In-Depth Analysis of Steel Bend Pipe Roof Trusses in Long-Span Structures (Continued)

Advanced Connection Design and Joint Efficiency

The efficiency of steel bend pipe roof trusses in long-span structures heavily relies on the design and execution of their connections. Joints in bend pipe trusses, particularly at chord-web intersections, are critical points where stresses concentrate. Common connection types include welded intersecting nodes, bolted flange connections, and sleeve joints. Welded nodes, where pipes are directly joined by full-penetration welds, offer superior stiffness and a clean aesthetic but require high precision to avoid defects like incomplete fusion or porosity. According to BS EN 1993-1-8, the design strength of welded joints must account for the reduced effective area due to weld imperfections, typically limiting stresses to 80–90% of the parent material’s yield strength (e.g., 284–320 MPa for Q355B steel).

Bolted connections, using high-strength bolts (e.g., grade 10.9 or ASTM A325), are preferred for prefabricated trusses due to their ease of assembly and ability to accommodate slight misalignments. However, they introduce additional weight from flange plates, increasing steel usage by 5–10% compared to welded nodes.
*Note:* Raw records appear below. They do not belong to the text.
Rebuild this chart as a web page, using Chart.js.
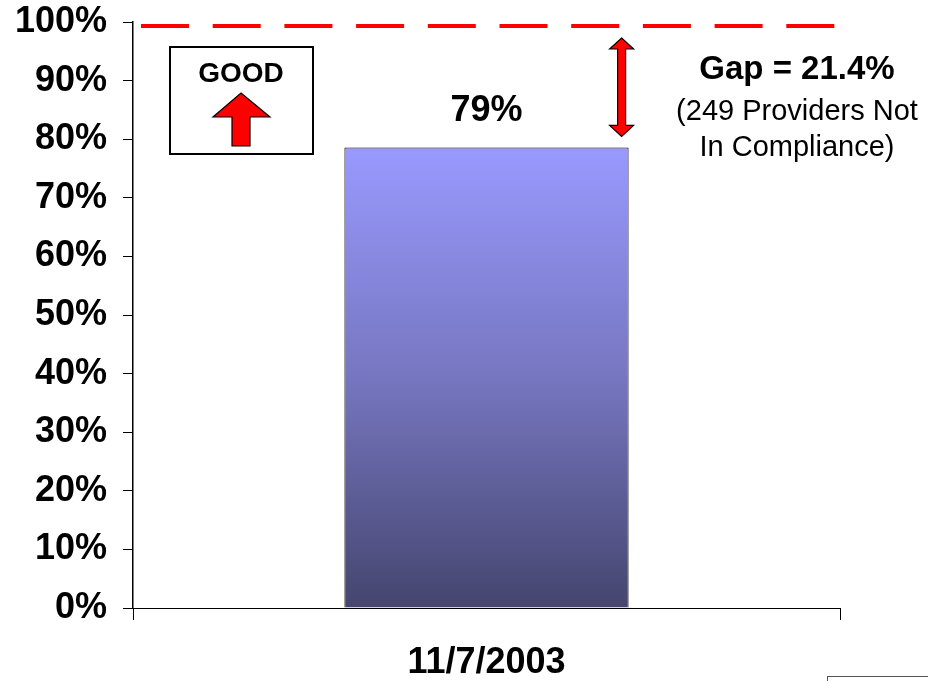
<!DOCTYPE html>
<html>
<head>
<meta charset="utf-8">
<script src="https://cdn.jsdelivr.net/npm/chart.js@4.4.1/dist/chart.umd.min.js"></script>
<style>
  html, body { margin: 0; padding: 0; background: #fff; }
  #wrap { width: 928px; height: 681px; }
</style>
</head>
<body>
<div id="wrap"><canvas id="chart" width="928" height="681"></canvas></div>
<script>
// compliance chart — single bar vs 100% goal

const categories = ['11/7/2003'];
const compliance = [78.6];
const goal = [100];
const yTicks = [0, 10, 20, 30, 40, 50, 60, 70, 80, 90, 100];
const gapNote = ['Gap = 21.4%', '(249 Providers Not', 'In Compliance)'];
const goodLabel = 'GOOD';

const FONT = '"Liberation Sans", Arial, Helvetica, sans-serif';
Chart.defaults.font.family = FONT;
Chart.defaults.color = '#000';

function barGradient(ctx) {
  const chart = ctx.chart;
  const area = chart.chartArea;
  if (!area) return '#9999ff';
  const y = chart.scales.y;
  const g = chart.ctx.createLinearGradient(0, y.getPixelForValue(compliance[0]), 0, y.getPixelForValue(0));
  g.addColorStop(0, '#9999ff');
  g.addColorStop(0.5, '#7676c0');
  g.addColorStop(1, '#45456f');
  return g;
}

function arrowPath(ctx, pts) {
  ctx.beginPath();
  ctx.moveTo(pts[0][0], pts[0][1]);
  for (let i = 1; i < pts.length; i++) ctx.lineTo(pts[i][0], pts[i][1]);
  ctx.closePath();
  ctx.fillStyle = '#ff0000';
  ctx.fill();
  ctx.lineWidth = 1.2;
  ctx.strokeStyle = '#000';
  ctx.stroke();
}

const notes = {
  id: 'notes',
  afterDraw(chart) {
    const { ctx, chartArea: a, scales } = chart;
    const bar = chart.getDatasetMeta(0).data[0];
    const goalY = scales.y.getPixelForValue(goal[0]) + 4;
    ctx.save();

    // goal line
    ctx.strokeStyle = '#ff0000';
    ctx.lineWidth = 4;
    ctx.setLineDash([48, 23.7]);
    ctx.beginPath();
    ctx.moveTo(a.left + 8, goalY);
    ctx.lineTo(a.right - 5, goalY);
    ctx.stroke();
    ctx.setLineDash([]);

    // value label
    ctx.fillStyle = '#000';
    ctx.font = 'bold 36px ' + FONT;
    ctx.textAlign = 'center';
    ctx.textBaseline = 'middle';
    ctx.fillText(Math.round(compliance[0]) + '%', bar.x, bar.y - 36);

    // GOOD box
    ctx.fillStyle = '#fff';
    ctx.fillRect(170, 47, 143, 107);
    ctx.lineWidth = 2;
    ctx.strokeStyle = '#000';
    ctx.strokeRect(170, 47, 143, 107);
    ctx.fillStyle = '#000';
    ctx.font = 'bold 28px ' + FONT;
    ctx.fillText(goodLabel, 241, 74);
    arrowPath(ctx, [[241, 93], [270, 117], [250, 117], [250, 146], [232, 146], [232, 117], [213, 117]]);

    // gap double arrow
    const ax = bar.x + bar.width / 2 - 7;
    const y1 = goalY + 12, y2 = bar.y - 11;
    arrowPath(ctx, [
      [ax, y1], [ax + 12, y1 + 11], [ax + 4, y1 + 11], [ax + 4, y2 - 11], [ax + 12, y2 - 11],
      [ax, y2], [ax - 12, y2 - 11], [ax - 4, y2 - 11], [ax - 4, y1 + 11], [ax - 12, y1 + 11]
    ]);

    // gap text
    ctx.fillStyle = '#000';
    ctx.textBaseline = 'alphabetic';
    ctx.font = 'bold 33px ' + FONT;
    ctx.fillText(gapNote[0], 797, 79);
    ctx.font = '29px ' + FONT;
    ctx.fillText(gapNote[1], 797, 120);
    ctx.fillText(gapNote[2], 797, 156);

    // stray legend frame at the corner
    ctx.lineWidth = 1;
    ctx.strokeStyle = '#555';
    ctx.strokeRect(827.5, 676.5, 200, 60);
    ctx.restore();
  }
};

new Chart(document.getElementById('chart'), {
  type: 'bar',
  data: {
    labels: categories,
    datasets: [{
      data: compliance,
      backgroundColor: barGradient,
      borderColor: '#000',
      borderWidth: 1,
      barPercentage: 0.402,
      categoryPercentage: 1
    }]
  },
  options: {
    responsive: false,
    animation: false,
    layout: { padding: { top: 22, right: 88, bottom: 0, left: 0 } },
    plugins: { legend: { display: false }, tooltip: { enabled: false } },
    scales: {
      x: {
        offset: true,
        afterFit(s) { s.height = 73; s.paddingLeft = 0; s.paddingRight = 0; },
        border: { color: '#000', width: 1 },
        grid: { offset: true, drawOnChartArea: false, color: '#000', tickLength: 12 },
        ticks: { font: { size: 36, weight: 'bold' }, padding: 21, color: '#000' }
      },
      y: {
        min: 0,
        max: 100,
        afterFit(s) { s.width = 133; s.paddingTop = 0; s.paddingBottom = 0; },
        afterBuildTicks(s) { s.ticks = yTicks.map(v => ({ value: v })); },
        border: { color: '#000', width: 1.5 },
        grid: { drawOnChartArea: false, color: '#000', tickLength: 10 },
        ticks: { font: { size: 36, weight: 'bold' }, padding: 16, color: '#000', callback: v => v + '%' }
      }
    }
  },
  plugins: [notes]
});
</script>
</body>
</html>
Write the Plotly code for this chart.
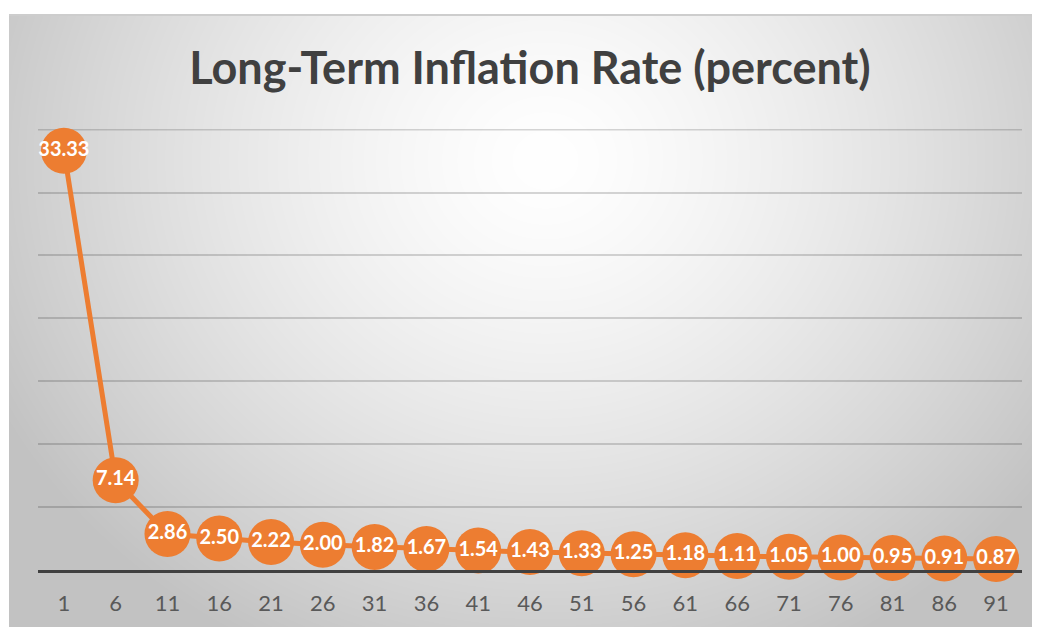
import base64
import struct
import zlib

import numpy as np
import plotly.graph_objects as go

# ---- data ----
periods = ["1", "6", "11", "16", "21", "26", "31", "36", "41", "46",
           "51", "56", "61", "66", "71", "76", "81", "86", "91"]
inflation = [33.33, 7.14, 2.86, 2.50, 2.22, 2.00, 1.82, 1.67, 1.54, 1.43,
             1.33, 1.25, 1.18, 1.11, 1.05, 1.00, 0.95, 0.91, 0.87]
title_text = "Long-Term Inflation Rate (percent)"

# ---- layout geometry (pixels, page coords; page has 8px body margin) ----
OFF = 8
WIN_W, WIN_H = 1040, 627
W, H = WIN_W - OFF, WIN_H - OFF
# target plot area in window coords: x 38..1022, y 129..570
L = 38 - OFF
R = WIN_W - 1022
T = 129 - OFF
B = WIN_H - 570
PW, PH = W - L - R, H - T - B
BG_X0, BG_Y0 = 9 - OFF, 14 - OFF   # figure coords of background start


def gradient_png(w, h):
    ys, xs = np.mgrid[0:h, 0:w].astype(float)
    xs += BG_X0 + OFF
    ys += BG_Y0 + OFF
    dx = (xs - 545) / 580.0
    dy = (ys - 160) / 520.0
    r = np.sqrt(dx * dx + dy * dy)
    val = 255 - 56 * np.power(r, 1.4)
    val = np.clip(val, 194, 255)
    val[0:2, :] = 205
    img = val.astype(np.uint8)
    raw = b"".join(b"\x00" + img[i].tobytes() for i in range(h))

    def chunk(tag, data):
        c = struct.pack(">I", len(data)) + tag + data
        return c + struct.pack(">I", zlib.crc32(tag + data) & 0xffffffff)

    png = b"\x89PNG\r\n\x1a\n"
    png += chunk(b"IHDR", struct.pack(">IIBBBBB", w, h, 8, 0, 0, 0, 0))
    png += chunk(b"IDAT", zlib.compress(raw, 9))
    png += chunk(b"IEND", b"")
    return "data:image/png;base64," + base64.b64encode(png).decode()


bg_w, bg_h = W - BG_X0, H - BG_Y0
bg_src = gradient_png(bg_w, bg_h)

orange = "#ED7D31"
grid_color = "rgba(0,0,0,0.16)"
y_max = 35
y_top = 35.05

fig = go.Figure()
fig.add_trace(go.Scatter(
    x=periods,
    y=inflation,
    mode="lines+markers+text",
    line=dict(color=orange, width=5),
    marker=dict(color=orange, size=46, line=dict(width=0)),
    texttemplate="%{y:.2f}",
    textposition="middle center",
    textfont=dict(family="Lato", size=20, color="white", weight="bold"),
    cliponaxis=False,
    hoverinfo="x+y",
))

# top gridline (plotly drops the one at the range edge)
fig.add_shape(type="line", xref="paper", yref="y",
              x0=0, x1=1, y0=y_max, y1=y_max,
              line=dict(color=grid_color, width=1.5), layer="below")

fig.update_layout(
    width=W,
    height=H,
    margin=dict(l=L, r=R, t=T, b=B, pad=0),
    paper_bgcolor="white",
    plot_bgcolor="rgba(0,0,0,0)",
    showlegend=False,
    title=dict(
        text=title_text,
        font=dict(family="Lato", size=45, color="#404040", weight="bold"),
        x=0.5, xref="paper", xanchor="center",
        y=1 - (68 - OFF) / H, yref="container", yanchor="middle",
    ),
    images=[dict(
        source=bg_src,
        xref="paper", yref="paper",
        x=(BG_X0 - L) / PW, y=(H - B - BG_Y0) / PH,
        sizex=bg_w / PW, sizey=bg_h / PH,
        xanchor="left", yanchor="top",
        sizing="stretch", layer="below",
    )],
    xaxis=dict(
        type="category",
        range=[-0.5, len(periods) - 0.5],
        showgrid=False,
        zeroline=False,
        showline=True,
        linecolor="#404040",
        linewidth=3,
        ticks="",
        ticklabelstandoff=12,
        tickfont=dict(family="Lato", size=22, color="#595959"),
    ),
    yaxis=dict(
        range=[0, y_top],
        tick0=0,
        dtick=5,
        showgrid=True,
        gridcolor=grid_color,
        gridwidth=1.5,
        zeroline=False,
        showticklabels=False,
        ticks="",
    ),
)

fig.write_html("out.html")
A 40-meter span truss with bolted connections reported a 7% increase in self-weight but reduced on-site erection time by 20%. Sleeve joints, where pipes are inserted into pre-fabricated connectors, offer flexibility for complex geometries but require tight tolerances (≤0.5 mm) to ensure load transfer. Finite element analysis of a 50-meter span truss showed that welded intersecting nodes reduced stress concentrations by 15% compared to bolted joints, enhancing fatigue life under cyclic loading.

To optimize joint efficiency, designers can employ advanced techniques like stiffened nodes or cast steel connectors. For example, cast steel nodes, used in the Beijing National Stadium, increased joint stiffness by 25% and allowed for intricate geometries, though at a 30% cost premium. Future innovations, such as hybrid joints combining welding and bolting, could further balance strength and constructability.
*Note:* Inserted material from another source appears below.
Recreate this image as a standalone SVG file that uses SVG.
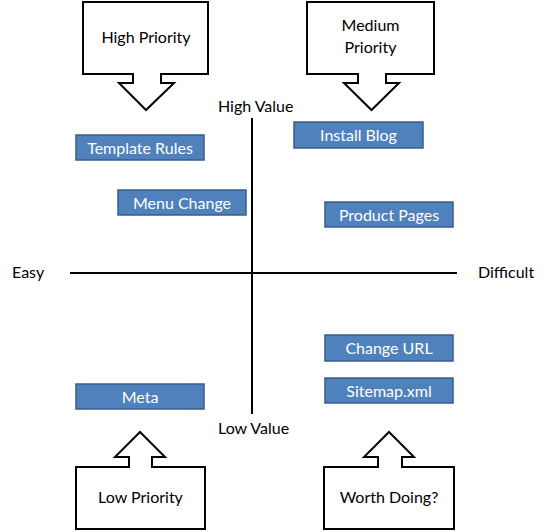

Aerodynamic Performance and Wind Load Mitigation

Long-span roof trusses, especially those exposed to open environments, must withstand significant wind loads, which can govern design in regions with high wind speeds (e.g., 30–50 m/s). Bend pipe trusses, with their circular cross-sections, offer aerodynamic advantages over angular sections due to lower drag coefficients (C_d ≈ 0.7 for CHS vs. 1.2–2.0 for I-beams). Wind tunnel tests on a 60-meter span truss indicated a 20% reduction in wind-induced forces for circular sections compared to square hollow sections (SHS), reducing the need for secondary bracing.

However, vortex shedding, a phenomenon where alternating vortices form behind the pipe, can induce vibrations at frequencies of 0.1–1.0 Hz, particularly for slender members with high slenderness ratios (λ > 100). To mitigate this, tuned mass dampers (TMDs) or viscoelastic dampers can be integrated into the truss system. A case study of a 70-meter span roof in a coastal region showed that installing TMDs reduced wind-induced deflections by 30%, maintaining displacements within 1/400 of the span. Additionally, computational fluid dynamics (CFD) modeling can optimize truss spacing and roof curvature to minimize uplift forces, which can reach 1.5–2.0 kPa per ASCE 7-16 for low-slope roofs.
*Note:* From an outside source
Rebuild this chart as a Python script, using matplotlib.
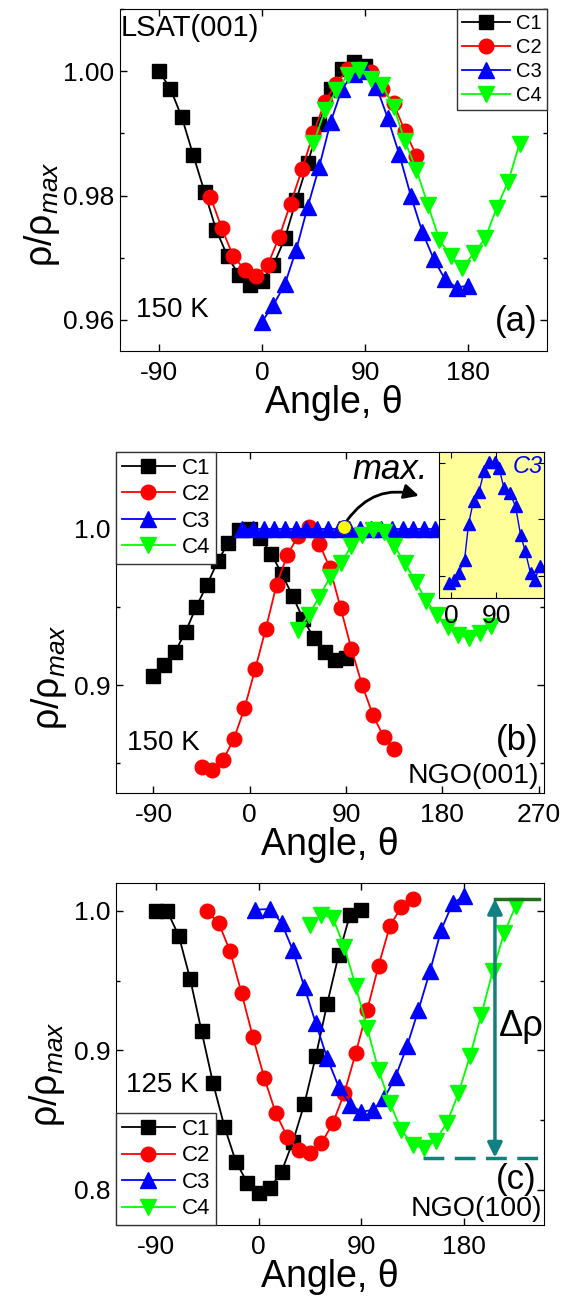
import matplotlib.pyplot as plt
from matplotlib.ticker import MultipleLocator

plt.rcParams['font.family'] = ['Liberation Sans', 'DejaVu Sans']
plt.rcParams['mathtext.fontset'] = 'custom'
plt.rcParams['mathtext.rm'] = 'Liberation Sans'
plt.rcParams['mathtext.it'] = 'Liberation Sans:italic'
plt.rcParams['axes.unicode_minus'] = False

# panel (a) LSAT(001), 150 K
a_c1_x = [-90, -80, -70, -60, -50, -40, -30, -20, -10, 0, 10, 20, 30, 40, 50, 60, 70, 80, 90]
a_c1_y = [1.000, 0.9972, 0.9926, 0.9865, 0.9805, 0.9745, 0.9702, 0.9672, 0.9656, 0.9663,
          0.9688, 0.9731, 0.9793, 0.9852, 0.9915, 0.9971, 1.0004, 1.0015, 1.0008]
a_c2_x = [-45, -35, -25, -15, -5, 5, 15, 25, 35, 45, 55, 65, 75, 85, 95, 105, 115, 125, 135]
a_c2_y = [0.9798, 0.9747, 0.9702, 0.9681, 0.9671, 0.9688, 0.9733, 0.9787, 0.9842, 0.9900,
          0.9951, 0.9980, 1.0003, 1.0004, 0.9999, 0.9972, 0.9948, 0.9903, 0.9864]
a_c3_x = [0, 10, 20, 30, 40, 50, 60, 70, 80, 90, 100, 110, 120, 130, 140, 150, 160, 170, 180]
a_c3_y = [0.9597, 0.9624, 0.9657, 0.9713, 0.9782, 0.9846, 0.9918, 0.9972, 0.9995, 1.0001,
          0.9975, 0.9924, 0.9866, 0.9800, 0.9742, 0.9698, 0.9665, 0.9652, 0.9655]
a_c4_x = [45, 55, 65, 75, 85, 95, 105, 115, 125, 135, 145, 155, 165, 175, 185, 195, 205, 215, 225]
a_c4_y = [0.9884, 0.9937, 0.9969, 0.9994, 1.0002, 0.9988, 0.9978, 0.9943, 0.9887, 0.9841,
          0.9785, 0.9729, 0.9702, 0.9683, 0.9707, 0.9731, 0.9780, 0.9822, 0.9883]

# panel (b) NGO(001), 150 K
b_c1_x = [-90, -80, -70, -60, -50, -40, -30, -20, -10, 0, 10, 20, 30, 40, 50, 60, 70, 80, 90]
b_c1_y = [0.906, 0.913, 0.921, 0.934, 0.950, 0.964, 0.979, 0.991, 0.999, 1.000,
          0.994, 0.984, 0.971, 0.957, 0.942, 0.930, 0.921, 0.916, 0.917]
b_c2_x = [-45, -35, -25, -15, -5, 5, 15, 25, 35, 45, 55, 65, 75, 85, 95, 105, 115, 125, 135]
b_c2_y = [0.8474, 0.8457, 0.852, 0.8653, 0.885, 0.910, 0.936, 0.964, 0.983, 0.995,
          1.001, 0.9904, 0.9745, 0.949, 0.923, 0.900, 0.881, 0.867, 0.859]
b_c3_x = [-7, 3, 13, 23, 33, 43, 53, 63, 73, 83, 93, 103, 113, 123, 133, 143, 153, 163, 173,
          183, 193, 203, 213, 223, 233, 243, 253, 263, 273]
b_c3_y = [1.0, 1.0, 1.0, 1.0, 1.0, 1.0, 1.0, 1.0, 1.0, 1.0, 1.0, 1.0, 1.0, 1.0, 1.0,
          1.0, 1.0, 1.0, 1.0, 1.0, 1.0, 1.0, 1.0, 1.0, 1.0, 1.0, 1.0, 1.0, 1.0]
b_c4_x = [45, 55, 65, 75, 85, 95, 105, 115, 125, 135, 145, 155, 165, 175, 185, 195, 205, 215, 225]
b_c4_y = [0.9351, 0.9447, 0.9564, 0.969, 0.9777, 0.989, 0.9957, 0.999, 0.998, 0.989,
          0.978, 0.966, 0.954, 0.9447, 0.937, 0.932, 0.930, 0.933, 0.938]
b_max_x = 88
b_max_y = 1.001
# inset: C3 zoomed in
ins_x = [-5, 5, 15, 27, 35, 45, 56, 66, 75, 87, 96, 106, 118, 129, 139, 148, 159, 168, 177]
ins_y = [0.99788, 0.99792, 0.99805, 0.99828, 0.99892, 0.99933, 0.99949, 0.99985, 1.00001, 1.00002,
         0.99991, 0.99955, 0.99946, 0.99923, 0.99873, 0.99845, 0.99805, 0.99793, 0.99818]

# panel (c) NGO(100), 125 K
c_c1_x = [-90, -80, -70, -60, -50, -40, -30, -20, -10, 0, 10, 20, 30, 40, 50, 60, 70, 80, 90]
c_c1_y = [0.9995, 0.9995, 0.982, 0.951, 0.9135, 0.8765, 0.8454, 0.8203, 0.8053, 0.7981,
          0.8012, 0.8131, 0.8347, 0.8616, 0.8956, 0.9333, 0.968, 0.9971, 1.0007]
c_c2_x = [-45, -35, -25, -15, -5, 5, 15, 25, 35, 45, 55, 65, 75, 85, 95, 105, 115, 125, 135]
c_c2_y = [0.9995, 0.9912, 0.9708, 0.941, 0.9094, 0.88, 0.855, 0.8382, 0.8287, 0.8263,
          0.8335, 0.8478, 0.8693, 0.898, 0.9286, 0.9606, 0.9892, 1.0026, 1.0084]
c_c3_x = [-3, 10, 20, 30, 40, 50, 60, 70, 80, 90, 100, 110, 120, 130, 140, 150, 160, 170, 180]
c_c3_y = [1.0007, 1.0012, 0.9912, 0.9716, 0.9453, 0.9195, 0.8944, 0.8741, 0.8609, 0.8561,
          0.8573, 0.8657, 0.8812, 0.9032, 0.929, 0.9565, 0.9864, 1.0055, 1.0103]
c_c4_x = [45, 55, 65, 75, 85, 95, 105, 115, 125, 135, 145, 155, 165, 175, 185, 195, 205, 215, 225]
c_c4_y = [0.99, 0.9971, 0.9947, 0.974, 0.9458, 0.9159, 0.886, 0.8621, 0.843, 0.8323,
          0.8299, 0.8354, 0.8483, 0.8693, 0.8956, 0.9254, 0.9565, 0.984, 1.0031]
c_drho_x = 207
c_drho_top = 1.0084
c_drho_bot = 0.8232

labels = ['C1', 'C2', 'C3', 'C4']
colors = ['black', '#ff0000', '#0000ff', '#00ff00']
markers = ['s', 'o', '^', 'v']
msizes = [9.5, 10.5, 11, 11]


def draw_curves(ax, xs, ys):
    for x, y, lab, col, mk, ms in zip(xs, ys, labels, colors, markers, msizes):
        ax.plot(x, y, color=col, marker=mk, ms=ms, mec=col, lw=1.3, label=lab)


def style_axes(ax, xlim, ylim, ymaj, ymin):
    ax.set_xlim(*xlim)
    ax.set_ylim(*ylim)
    ax.xaxis.set_major_locator(MultipleLocator(90))
    ax.yaxis.set_major_locator(MultipleLocator(ymaj))
    ax.yaxis.set_minor_locator(MultipleLocator(ymin))
    ax.tick_params(which='both', direction='in', top=True, right=True, labelsize=19)
    ax.tick_params(which='major', length=5, width=1)
    ax.tick_params(which='minor', length=3, width=1)
    ax.tick_params(axis='x', which='minor', bottom=False, top=False)
    ax.tick_params(axis='x', pad=7)
    ax.tick_params(axis='y', pad=4)
    ax.set_xlabel('Angle, θ', fontsize=27, labelpad=0)
    ax.set_ylabel(r'$\mathrm{\rho}/\mathrm{\rho}_{\mathit{max}}$', fontsize=27)


def add_legend(ax, loc, anchor, fs):
    leg = ax.legend(loc=loc, bbox_to_anchor=anchor, fontsize=fs, fancybox=False,
                    edgecolor='#333333', framealpha=1, borderaxespad=0, handlelength=2.4,
                    handletextpad=0.3, labelspacing=0.25, borderpad=0.25, numpoints=1)
    leg.get_frame().set_linewidth(1)


fig = plt.figure(figsize=(5.67, 12.98), dpi=100)

# (a)
ax1 = fig.add_axes([0.2116, 0.7296, 0.7531, 0.2635])
draw_curves(ax1, [a_c1_x, a_c2_x, a_c3_x, a_c4_x], [a_c1_y, a_c2_y, a_c3_y, a_c4_y])
style_axes(ax1, (-124, 249), (0.955, 1.01), 0.02, 0.01)
ax1.yaxis.set_major_formatter('{x:.2f}')
ax1.yaxis.set_label_coords(-0.135, 0.40)
add_legend(ax1, 'upper right', (1.0, 1.0), 14.5)
ax1.text(-123, 1.0069, 'LSAT(001)', fontsize=21, ha='left', va='center')
ax1.text(-78, 0.9616, '150 K', fontsize=20, ha='center', va='center')
ax1.text(241, 0.9597, '(a)', fontsize=25, ha='right', va='center')

# (b)
ax2 = fig.add_axes([0.2046, 0.3891, 0.7549, 0.2627])
draw_curves(ax2, [b_c1_x, b_c2_x, b_c3_x, b_c4_x], [b_c1_y, b_c2_y, b_c3_y, b_c4_y])
ax2.plot([b_max_x], [b_max_y], 'o', color='#ffff00', mec='#2020a0', mew=0.8, ms=10, zorder=5)
style_axes(ax2, (-125, 275), (0.831, 1.049), 0.1, 0.05)
ax2.yaxis.set_major_formatter('{x:.1f}')
ax2.yaxis.set_label_coords(-0.11, 0.34)
add_legend(ax2, 'upper left', (0.0, 1.0), 16)
ax2.annotate('', xy=(158, 1.021), xytext=(91, 1.0053),
             arrowprops=dict(arrowstyle='-|>', color='black', lw=2, mutation_scale=22,
                             connectionstyle='arc3,rad=-0.35', shrinkA=0, shrinkB=0))
ax2.text(131, 1.0375, 'max.', fontsize=25, style='italic', ha='center', va='center')
ax2.text(-81, 0.8628, '150 K', fontsize=20, ha='center', va='center')
ax2.text(270, 0.8645, '(b)', fontsize=25, ha='right', va='center')
ax2.text(270, 0.842, 'NGO(001)', fontsize=20.5, ha='right', va='center')

ins = fig.add_axes([0.7743, 0.5393, 0.1852, 0.1125], facecolor='#ffff99')
ins.plot(ins_x, ins_y, color='#0000ff', marker='^', ms=8, lw=1)
ins.set_xlim(-24, 186)
ins.set_ylim(0.99761, 1.000195)
ins.set_xticks([0, 90])
ins.set_yticks([0.998, 0.999, 1.000])
ins.set_yticklabels([])
ins.tick_params(direction='in', top=True, right=True, labelsize=19, length=4, pad=4)
ins.text(0.99, 0.9, 'C3', transform=ins.transAxes, fontsize=17, style='italic',
         color='#0000ff', ha='right', va='center')

# (c)
ax3 = fig.add_axes([0.2046, 0.0562, 0.7549, 0.2635])
draw_curves(ax3, [c_c1_x, c_c2_x, c_c3_x, c_c4_x], [c_c1_y, c_c2_y, c_c3_y, c_c4_y])
style_axes(ax3, (-125, 250), (0.7749, 1.0198), 0.1, 0.05)
ax3.yaxis.set_major_formatter('{x:.1f}')
ax3.yaxis.set_label_coords(-0.115, 0.44)
add_legend(ax3, 'lower left', (0.0, 0.0), 16)
ax3.annotate('', xy=(c_drho_x, c_drho_top), xytext=(c_drho_x, c_drho_bot),
             arrowprops=dict(arrowstyle='<|-|>', color='#108080', lw=2.5, mutation_scale=22,
                             shrinkA=0, shrinkB=0))
ax3.plot([c_drho_x, 246], [c_drho_top, c_drho_top], color='#1f6f1f', lw=2.5)
ax3.plot([144, 245], [c_drho_bot, c_drho_bot], color='#108080', lw=2.5, ls=(0, (6, 3)))
ax3.text(230, 0.917, 'Δρ', fontsize=26, ha='center', va='center')
ax3.text(-84, 0.8753, '125 K', fontsize=20, ha='center', va='center')
ax3.text(243, 0.8072, '(c)', fontsize=25, ha='right', va='center')
ax3.text(248, 0.7861, 'NGO(100)', fontsize=20.5, ha='right', va='center')

plt.savefig('out.png', dpi=100)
Parameter	Bend Pipe Truss (CHS)	Square Hollow Section (SHS)	I-Beam Truss
Drag Coefficient (C_d)	0.7	1.0	1.5
Wind Load (kPa, 40 m/s)	1.2–1.5	1.5–1.8	1.8–2.2
Vortex Shedding Frequency (Hz)	0.1–0.5	0.2–0.8	0.3–1.0
Mitigation Cost (% of total)	5–10%	8–12%	10–15%

This table underscores the aerodynamic superiority of bend pipe trusses, though mitigation measures like dampers or streamlined cladding add to project costs.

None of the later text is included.